Textile zone at the Korean Export Processing Zone (KEPZ) in Chattogram will become a “textile hub” in Bangladesh bringing a lot of businesses if the required support is provided to “quickly and fully “ implement it, says the Youngone chief.
He said the five mega factories, if completed, will have a combined floor space of over 2,000,000 sft, reports UNB.“Bangladesh needs to make a lot of efforts to produce and supply more manmade fibre (MMF) so that such a supply chain is established successfully here,” said South Korea-based global conglomerate Youngone Corporation Chairman and CEO Kihak Sung.
He said such efforts will help Bangladesh get a lot of businesses, not losing everything to Vietnam. “That’s my challenge now.”
During an interaction at the KEPZ recently, Sung said they have a budget to invest another US$ 400 million of their investment. “As long as we’re competitive and customers can take our goods and they make a profit, then we can increase it (investment volume).”
Youngone already started manufacturing polyester fabrics at the two latest state-of-the-art polyester product factories with a floor space of over 430,000 for each which will be expanded to two more similar units for export and supply of high-quality products to garments and apparel factories in Bangladesh as an import substitute and backward linkage.
“We want to be really supportive of Bangladesh garment factories. We need to make raw materials, garments and everything here,” Sung said, adding that quality energy supply still remains the main challenge.
He said they are applying for the generation of captive power in the KEPZ to meet “essential demand of quality” power supply for the sophisticated textile industries.“We’re appealing to the government to give us a license very quickly so that we can run and produce high quality products for Bangladesh garment factories,” Sung who is also Honorary Chairman of Korean Federation of Textile Industries (KOFOTI).
He laid emphasis on better infrastructure to be able to enhance export as well as making money. “Losing money, doing more production and more export is not sustainable.”
Responding to a question, the immediate past President of the International Textile Manufacturers Federation (ITMF) said Vietnam is doing extremely well and “deserve our attention.”
“I’ve units in Vietnam. They’re doing well and growing faster than Bangladesh.
We need to catch up with that. If we can please our customers with the delivery and quality then customers will naturally rely on us giving more business,” he said.

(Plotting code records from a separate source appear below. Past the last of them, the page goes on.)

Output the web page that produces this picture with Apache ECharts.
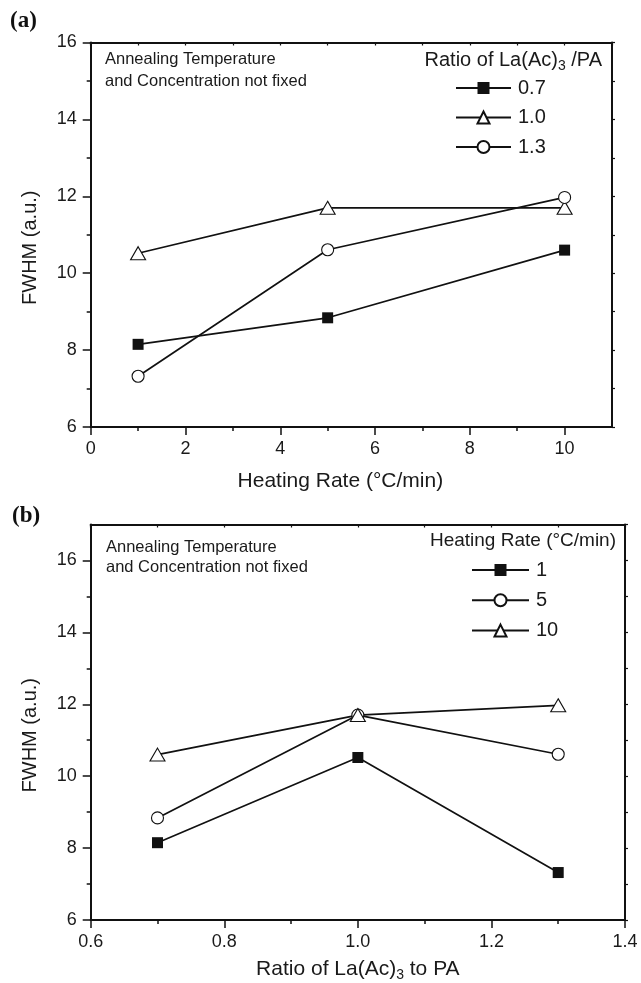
<!DOCTYPE html>
<html><head><meta charset="utf-8">
<script src="https://cdn.jsdelivr.net/npm/echarts@6/dist/echarts.min.js"></script>
<style>html,body{margin:0;padding:0;background:#fff}#c{width:641px;height:983px}</style>
</head><body><div id="c"></div>
<script>
// ---- data ----
const heatingRates = [1, 5, 10];
const ratiosLaAcPA = [0.7, 1.0, 1.3];
// Panel (a): FWHM vs heating rate, one series per La(Ac)3/PA ratio
const fwhmRatio07 = [8.15, 8.84, 10.6];
const fwhmRatio10 = [10.52, 11.7, 11.7];
const fwhmRatio13 = [7.32, 10.61, 11.97];
// Panel (b): FWHM vs ratio, one series per heating rate
const fwhmRate1 = [8.15, 10.52, 7.32];
const fwhmRate5 = [8.84, 11.7, 10.61];
const fwhmRate10 = [10.6, 11.7, 11.97];
// ticks
const aXTicks = [0, 2, 4, 6, 8, 10];
const aXMinor = [1, 3, 5, 7, 9];
const aYTicks = [6, 8, 10, 12, 14, 16];
const aYMinor = [7, 9, 11, 13, 15];
const bXTicks = [0.6, 0.8, 1.0, 1.2, 1.4];
const bXMinor = [0.7, 0.9, 1.1, 1.3];
const bYTicks = [6, 8, 10, 12, 14, 16];
const bYMinor = [7, 9, 11, 13, 15];

const FONT = '"Liberation Sans", Arial, Helvetica, sans-serif';
const INK = '#111';
const TXT = '#1a1a1a';

const chart = echarts.init(document.getElementById('c'), null, {renderer: 'canvas'});

const gA = {left: 90.7, top: 42.5, width: 521.3, height: 384.5, outerBoundsMode: 'none', containLabel: false};
const gB = {left: 90.7, top: 524.5, width: 534.3, height: 395.5, outerBoundsMode: 'none', containLabel: false};

function rng(a, b, step) { const r = []; for (let v = a; v <= b + 1e-9; v += step) r.push(+v.toFixed(4)); return r; }

function mainX(gi, min, max, ticks, name, nameGap, dec, namePad) {
  return {
    type: 'value', gridIndex: gi, position: 'bottom', min, max,
    axisLine: {show: true, onZero: false, lineStyle: {color: INK, width: 2}},
    axisTick: {show: true, inside: false, length: 8, customValues: ticks, lineStyle: {color: INK, width: 1.5}},
    axisLabel: {show: true, customValues: ticks, margin: 13, fontSize: 18, fontFamily: FONT, color: TXT,
      formatter: v => dec ? v.toFixed(dec) : String(v)},
    splitLine: {show: false},
    name, nameLocation: 'middle', nameGap,
    nameTextStyle: {fontSize: 21, fontFamily: FONT, color: TXT, padding: namePad || 0,
      rich: {a: {fontSize: 21, fontFamily: FONT, color: TXT, lineHeight: 26},
             s: {fontSize: 14, fontFamily: FONT, color: TXT, lineHeight: 14, verticalAlign: 'bottom'}}}
  };
}
function mainY(gi, min, max, ticks) {
  return {
    type: 'value', gridIndex: gi, position: 'left', min, max,
    axisLine: {show: true, onZero: false, lineStyle: {color: INK, width: 2}},
    axisTick: {show: true, inside: false, length: 8, customValues: ticks, lineStyle: {color: INK, width: 1.5}},
    axisLabel: {show: true, customValues: ticks, margin: 14, fontSize: 18, fontFamily: FONT, color: TXT},
    splitLine: {show: false},
    name: 'FWHM (a.u.)', nameLocation: 'middle', nameGap: 50, nameRotate: 90,
    nameTextStyle: {fontSize: 20, fontFamily: FONT, color: TXT, padding: [0, 26, 0, 0]}
  };
}
function frameX(gi, min, max, ticks) {
  return {type: 'value', gridIndex: gi, position: 'top', min, max,
    axisLine: {show: true, onZero: false, lineStyle: {color: INK, width: 2}},
    axisTick: {show: true, inside: true, length: 3, customValues: ticks, lineStyle: {color: INK, width: 1.2}},
    axisLabel: {show: false}, splitLine: {show: false}};
}
function frameY(gi, min, max, ticks) {
  return {type: 'value', gridIndex: gi, position: 'right', min, max,
    axisLine: {show: true, onZero: false, lineStyle: {color: INK, width: 2}},
    axisTick: {show: true, inside: false, length: 3, customValues: ticks, lineStyle: {color: INK, width: 1.2}},
    axisLabel: {show: false}, splitLine: {show: false}};
}
function minorX(gi, min, max, ticks) {
  return {type: 'value', gridIndex: gi, position: 'bottom', min, max,
    axisLine: {show: false, onZero: false},
    axisTick: {show: true, inside: false, length: 4, customValues: ticks, lineStyle: {color: INK, width: 1.5}},
    axisLabel: {show: false}, splitLine: {show: false}};
}
function minorY(gi, min, max, ticks) {
  return {type: 'value', gridIndex: gi, position: 'left', min, max,
    axisLine: {show: false, onZero: false},
    axisTick: {show: true, inside: false, length: 4, customValues: ticks, lineStyle: {color: INK, width: 1.5}},
    axisLabel: {show: false}, splitLine: {show: false}};
}

const SYM = {
  square: {symbol: 'rect', symbolSize: 11, itemStyle: {color: INK, borderColor: INK, borderWidth: 0}},
  triangle: {symbol: 'triangle', symbolSize: [15, 13], itemStyle: {color: '#fff', borderColor: INK, borderWidth: 1.1}},
  circle: {symbol: 'circle', symbolSize: 12, itemStyle: {color: '#fff', borderColor: INK, borderWidth: 1.1}}
};
function ser(name, xs, ys, kind, xi, yi) {
  const s = SYM[kind];
  return {
    type: 'line', name, xAxisIndex: xi, yAxisIndex: yi,
    data: xs.map((x, i) => [x, ys[i]]),
    symbol: s.symbol, symbolSize: s.symbolSize, showSymbol: true,
    itemStyle: s.itemStyle,
    lineStyle: {color: INK, width: 1.7},
    emphasis: {disabled: true}, animation: false, z: 5
  };
}

const legendCommon = {
  orient: 'vertical', padding: 0, itemWidth: 55, itemHeight: 15, itemGap: 9.5,
  textStyle: {fontSize: 20, fontFamily: FONT, color: TXT, lineHeight: 20, padding: [0, 0, 0, 2]},
  selectedMode: false
};

const option = {
  backgroundColor: '#fff',
  animation: false,
  grid: [gA, gA, gA, gB, gB, gB],
  xAxis: [
    mainX(0, 0, 11, aXTicks, 'Heating Rate (°C/min)', 44, 0, [0, 22, 0, 0]),
    frameX(1, 0, 11, rng(0, 11, 1)),
    minorX(2, 0, 11, aXMinor),
    mainX(3, 0.6, 1.4, bXTicks, '{a|Ratio of La(Ac)}{s|3}{a| to PA}', 36, 1),
    frameX(4, 0.6, 1.4, rng(0.6, 1.4, 0.1)),
    minorX(5, 0.6, 1.4, bXMinor)
  ],
  yAxis: [
    mainY(0, 6, 16, aYTicks),
    frameY(1, 6, 16, rng(6, 16, 1)),
    minorY(2, 6, 16, aYMinor),
    mainY(3, 6, 17, bYTicks),
    frameY(4, 6, 17, rng(6, 17, 1)),
    minorY(5, 6, 17, bYMinor)
  ],
  legend: [
    Object.assign({}, legendCommon, {left: 455, top: 78, data: ['0.7', '1.0', '1.3']}),
    Object.assign({}, legendCommon, {left: 471, top: 560, itemWidth: 57, itemGap: 10.3, data: ['1', '5', '10']})
  ],
  series: [
    ser('0.7', heatingRates, fwhmRatio07, 'square', 0, 0),
    ser('1.0', heatingRates, fwhmRatio10, 'triangle', 0, 0),
    ser('1.3', heatingRates, fwhmRatio13, 'circle', 0, 0),
    ser('1', ratiosLaAcPA, fwhmRate1, 'square', 3, 3),
    ser('5', ratiosLaAcPA, fwhmRate5, 'circle', 3, 3),
    ser('10', ratiosLaAcPA, fwhmRate10, 'triangle', 3, 3)
  ],
  graphic: [
    {type: 'text', x: 10, y: 10, style: {text: '(a)', font: 'bold 23px "Liberation Serif", "Times New Roman", serif', fill: '#111', verticalAlign: 'top'}},
    {type: 'text', x: 12, y: 505, style: {text: '(b)', font: 'bold 23px "Liberation Serif", "Times New Roman", serif', fill: '#111', verticalAlign: 'top'}},
    {type: 'text', x: 105, y: 49, style: {text: 'Annealing Temperature\nand Concentration not fixed', font: '16.5px ' + FONT, lineHeight: 21.7, fill: TXT, verticalAlign: 'top'}},
    {type: 'text', x: 106, y: 537, style: {text: 'Annealing Temperature\nand Concentration not fixed', font: '16.5px ' + FONT, lineHeight: 20, fill: TXT, verticalAlign: 'top'}},
    {type: 'text', x: 602, y: 47, style: {text: '{a|Ratio of La(Ac)}{s|3}{a| /PA}', align: 'right', verticalAlign: 'top',
      rich: {a: {fontSize: 20, fontFamily: FONT, fill: TXT, lineHeight: 26}, s: {fontSize: 14, fontFamily: FONT, fill: TXT, lineHeight: 14, verticalAlign: 'bottom'}}}},
    {type: 'text', x: 616, y: 531, style: {text: 'Heating Rate (°C/min)', align: 'right', verticalAlign: 'top', font: '19px ' + FONT, fill: TXT}}
  ]
};
chart.setOption(option);
</script>
</body></html>
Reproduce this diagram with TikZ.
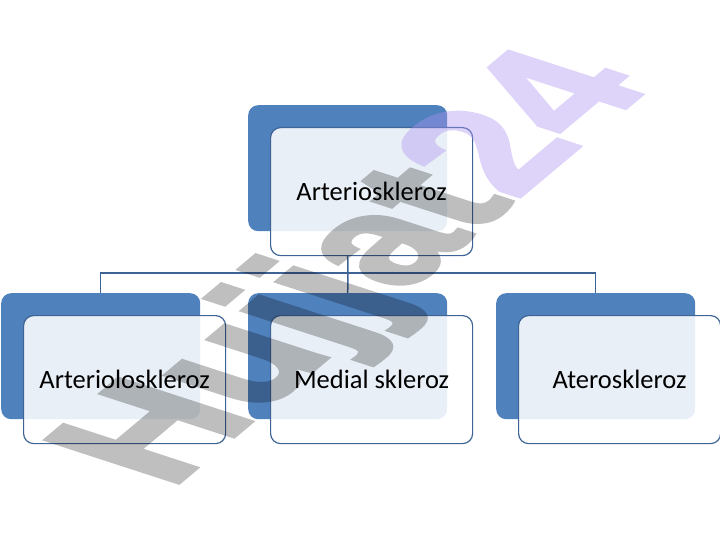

Sung said they are unable to construct two new factory buildings now due to Gas Ring Main (GRM) pipeline of Karnaphuli Gas Distribution Co, Ltd, currently passing diagonally from north to south in the textile zone.
State Minister for Power, Energy and Mineral Resources Nasrul Hamid has been apprised on the issue and he directed the KGDCL to take necessary steps.
Youngone Chairman Sung said once Youngone is more successful and more comfortable here in Bangladesh, there will be many other companies to join and make a big investment.
“That’s a brighter part of our future. You need jobs,” Sung said, adding that young people in Patiya and Anwara upazila have more job opportunities than ever, which is also a good thing. “I can’t emphasize enough how it is contributing to the economy of Bangladesh.”
Inspired by his love of nature and outdoor pursuits, Sung founded Youngone Corporation in 1974.